At the end of the Triassic, Earth warmed an average of between 5 and 11 degrees Fahrenheit, driven by a quadrupling of atmospheric CO2 levels. This was probably triggered by huge amounts of greenhouse gases from the Central Atlantic Magmatic Province, a large igneous province in central Pangaea, the supercontinent at the time. Remnants of those ancient lava flows are now split across eastern South America, eastern North America, and West Africa. The Central Atlantic Magmatic Province was enormous. Its lava volume could cover the continental U.S. in a quarter-mile of rock.

The uptick in CO2 acidified the Triassic oceans, making it more difficult for marine creatures to build their shells from calcium carbonate. On land, the dominant vertebrates had been the crocodilians, which were bigger and far more diverse than they are today. Many of them died out. In their wake, the earliest dinosaurs—small, nimble creatures on the ecological periphery—rapidly diversified.

Cretaceous-Paleogene extinction - 66 million years ago

The Cretaceous-Paleogene extinction event is the most recent mass extinction and the only one definitively connected to a major asteroid impact. Some 76 percent of all species on the planet, including all nonavian dinosaurs, went extinct.

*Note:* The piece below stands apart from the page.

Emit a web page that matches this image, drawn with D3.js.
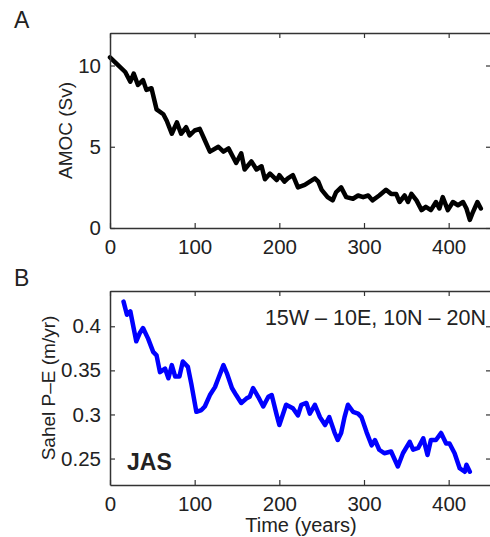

One day about 66 million years ago, an asteroid roughly 7.5 miles across slammed into the waters off of what is now Mexico’s Yucatán Peninsula at 45,000 miles an hour. The massive impact—which left a crater more than 120 miles wide—flung huge volumes of dust, debris, and sulfur into the atmosphere, bringing on severe global cooling. Wildfires ignited any land within 900 miles of the impact, and a huge tsunami rippled outward from the impact. Overnight, the ecosystems that supported nonavian dinosaurs began to collapse. (Learn more about the last day of the dinosaurs’ reign.)

Global warming fueled by volcanic eruptions at the Deccan Flats in India may have aggravated the event. Some scientists even argue that some of the Deccan Flats eruptions could have been triggered by the impact.

Extinction today

Earth is currently experiencing a biodiversity crisis. Recent estimates suggest that extinction threatens up to a million species of plants and animals, in large part because of human activities such as deforestation, hunting, and overfishing. Other serious threats include the spread of invasive species and diseases from human trade, as well as pollution and human-caused climate change. (Explore National Geographic magazine's special issue on extinction.)

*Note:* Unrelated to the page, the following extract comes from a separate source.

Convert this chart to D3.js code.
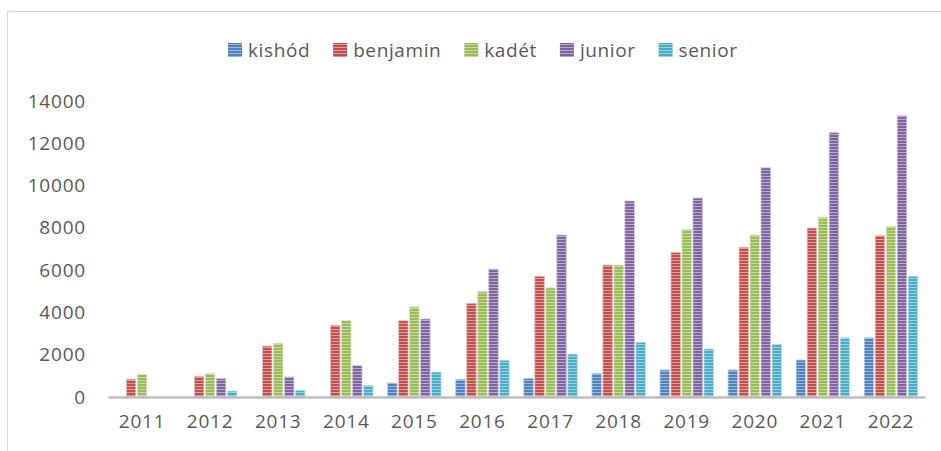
<!DOCTYPE html>
<html lang="hu">
<head>
<meta charset="utf-8">
<title>Versenyzők korosztályonként</title>
<script src="https://cdn.jsdelivr.net/npm/d3@7"></script>
<style>
  body { margin: 0; background: #fff; }
  svg text { font-family: "Open Sans", sans-serif; fill: #595959; }
</style>
</head>
<body>
<svg id="chart" width="941" height="451"></svg>
<script>
var years = ["2011", "2012", "2013", "2014", "2015", "2016", "2017", "2018", "2019", "2020", "2021", "2022"];
var seriesNames = ["kishód", "benjamin", "kadét", "junior", "senior"];
var kishod   = [0, 0, 0, 0, 660, 840, 880, 1120, 1280, 1280, 1750, 2800];
var benjamin = [840, 980, 2410, 3390, 3610, 4430, 5710, 6240, 6840, 7080, 7990, 7630];
var kadet    = [1070, 1100, 2540, 3610, 4260, 4980, 5160, 6240, 7930, 7660, 8510, 8060];
var junior   = [0, 870, 950, 1480, 3690, 6050, 7660, 9270, 9410, 10840, 12500, 13300];
var senior   = [0, 280, 320, 550, 1180, 1740, 2030, 2590, 2270, 2490, 2800, 5710];
var yTicks = [0, 2000, 4000, 6000, 8000, 10000, 12000, 14000];
var colors = ["#4f81bd", "#c0504d", "#9bbb59", "#8064a2", "#4bacc6"];

var values = [kishod, benjamin, kadet, junior, senior];
var rows = years.map(function(y, i) {
  return { year: y, vals: seriesNames.map(function(s, k) { return { key: s, k: k, v: values[k][i] }; }) };
});

var svg = d3.select("#chart");

// frame
svg.append("rect")
  .attr("x", 7.5).attr("y", 11.5)
  .attr("width", 1000).attr("height", 500)
  .attr("fill", "none").attr("stroke", "#d9d9d9").attr("stroke-width", 1.2);

// stripe patterns
var defs = svg.append("defs");
colors.forEach(function(c, k) {
  var p = defs.append("pattern")
    .attr("id", "stripe" + k)
    .attr("patternUnits", "userSpaceOnUse")
    .attr("width", 6).attr("height", 3);
  p.append("rect").attr("width", 6).attr("height", 3).attr("fill", c);
  p.append("rect").attr("y", 2).attr("width", 6).attr("height", 1)
    .attr("fill", d3.interpolateRgb(c, "#fff")(0.45));
});

var x = d3.scaleBand().domain(years).range([108, 925]).paddingInner(0.17).paddingOuter(0.085);
var xs = d3.scaleBand().domain(seriesNames).range([0, x.bandwidth()]).padding(0.14);
var y = d3.scaleLinear().domain([0, 14000]).range([397, 101]);

// y axis labels
var yAxis = svg.append("g")
  .attr("transform", "translate(86,0)")
  .call(d3.axisLeft(y).tickValues(yTicks).tickFormat(d3.format("d")).tickSize(0).tickPadding(0));
yAxis.select(".domain").remove();
yAxis.selectAll("text")
  .attr("font-size", 19).attr("letter-spacing", 0.8)
  .attr("font-family", "Open Sans").attr("fill", "#595959");

// bars
var groups = svg.append("g").selectAll("g")
  .data(rows).enter().append("g")
  .attr("transform", function(d) { return "translate(" + x(d.year) + ",0)"; });

groups.selectAll("rect")
  .data(function(d) { return d.vals.filter(function(e) { return e.v > 0; }); })
  .enter().append("rect")
  .attr("x", function(e) { return xs(e.key); })
  .attr("y", function(e) { return y(e.v); })
  .attr("width", xs.bandwidth())
  .attr("height", function(e) { return y(0) - y(e.v); })
  .attr("fill", function(e) { return "url(#stripe" + e.k + ")"; })
  .attr("stroke", function(e) { return d3.interpolateRgb(colors[e.k], "#fff")(0.6); })
  .attr("stroke-width", 0.8);

// x axis
var xAxis = svg.append("g")
  .attr("transform", "translate(0,397)")
  .call(d3.axisBottom(x).tickSize(0).tickPadding(18));
xAxis.select(".domain")
  .attr("stroke", "#bfbfbf").attr("stroke-width", 2.5);
xAxis.selectAll("text")
  .attr("font-size", 19).attr("letter-spacing", 0.8)
  .attr("font-family", "Open Sans").attr("fill", "#595959");

// legend
var legend = svg.append("g").attr("transform", "translate(228,0)");
var lx = 0;
seriesNames.forEach(function(s, k) {
  var item = legend.append("g").attr("transform", "translate(" + lx + ",0)");
  item.append("rect")
    .attr("x", 0).attr("y", 43).attr("width", 14).attr("height", 14)
    .attr("fill", "url(#stripe" + k + ")");
  var t = item.append("text")
    .attr("x", 20).attr("y", 57)
    .attr("font-size", 19).attr("letter-spacing", 0.6)
    .text(s);
  lx += 20 + t.node().getComputedTextLength() + 23;
});
</script>
</body>
</html>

Today, extinctions are occurring hundreds of times faster than they would naturally. If all species currently designated as critically endangered, endangered, or vulnerable go extinct in the next century, and if that rate of extinction continues without slowing down, we could approach the level of a mass extinction in as soon as 240 to 540 years.

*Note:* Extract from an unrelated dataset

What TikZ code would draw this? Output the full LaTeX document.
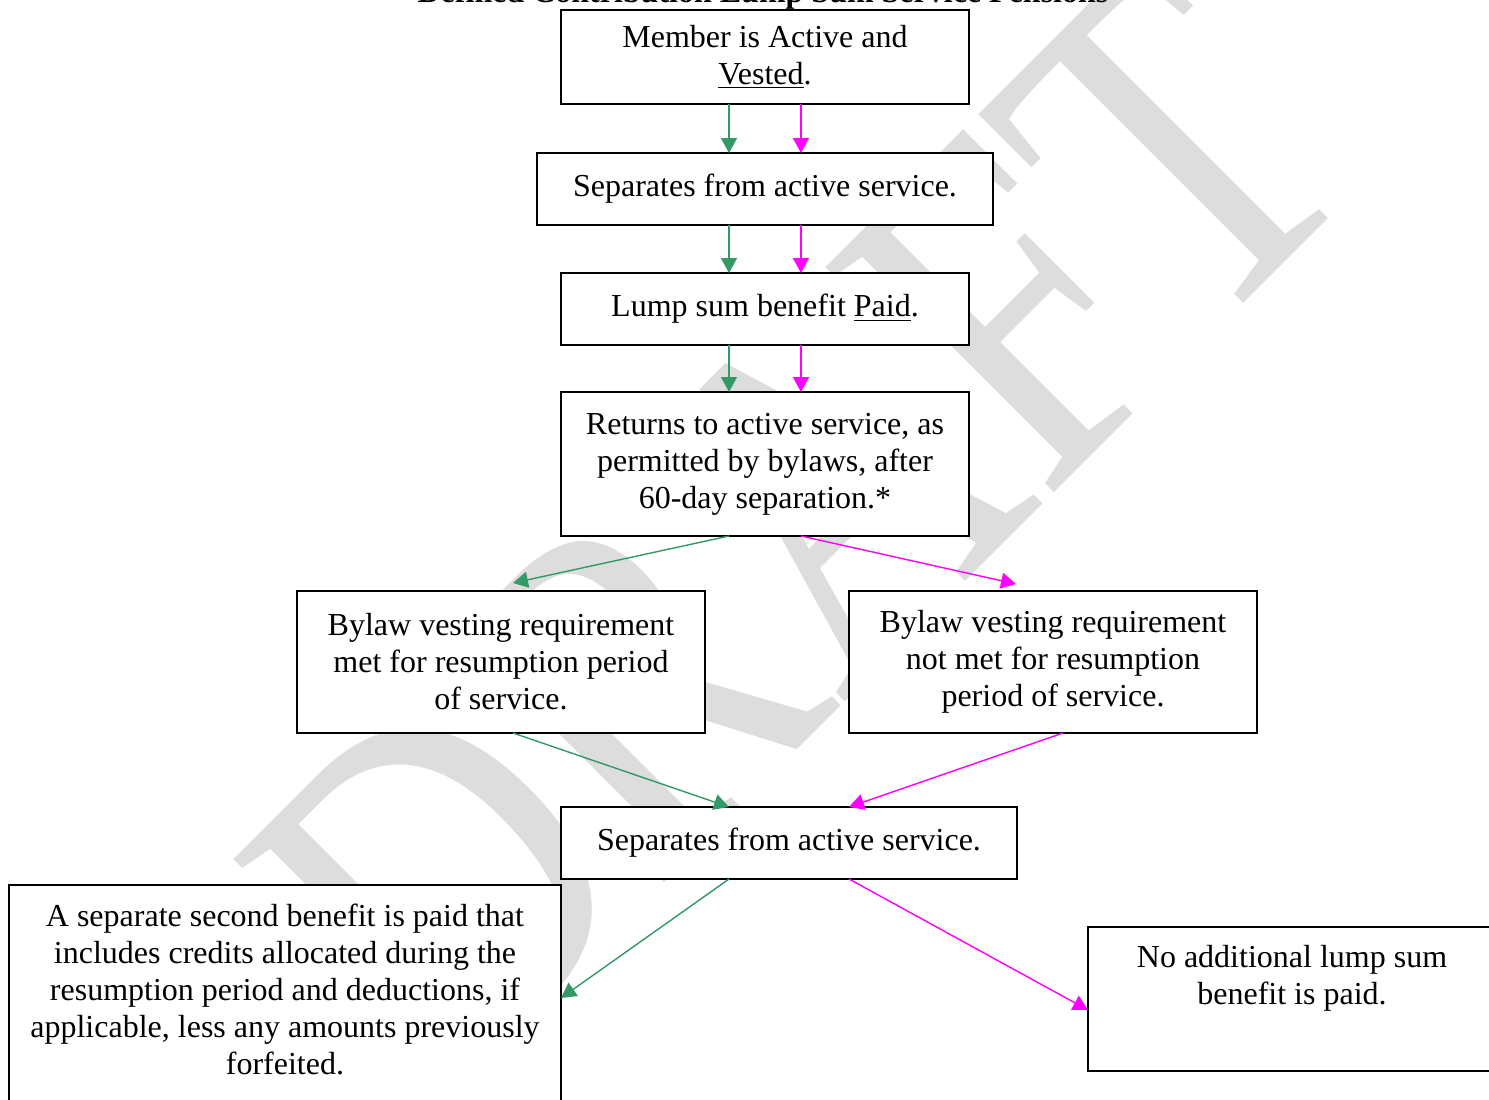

Climate change presents a long-term threat. Humans’ burning of fossil fuels has let us chemically imitate large igneous provinces, through the injection of billions of tons of carbon dioxide and other gases into Earth’s atmosphere each year. By total volume, these past volcanoes emitted far more than humans do today; the Siberian Traps released more than 1,400 times the CO2 than humans did in 2018 from burning fossil fuels for energy. However, humans are emitting greenhouse gases as fast as—or even faster than—the Siberian Traps, and Earth’s climate is rapidly changing as a result.

As mass extinctions show us, sudden climate change can be profoundly disruptive. And while we haven’t yet crossed the 75-percent threshold of a mass extinction, that doesn’t mean things are fine. Well before hitting that grim marker, the damage would throw the ecosystems we call home into chaos, jeopardizing species around the world—including us.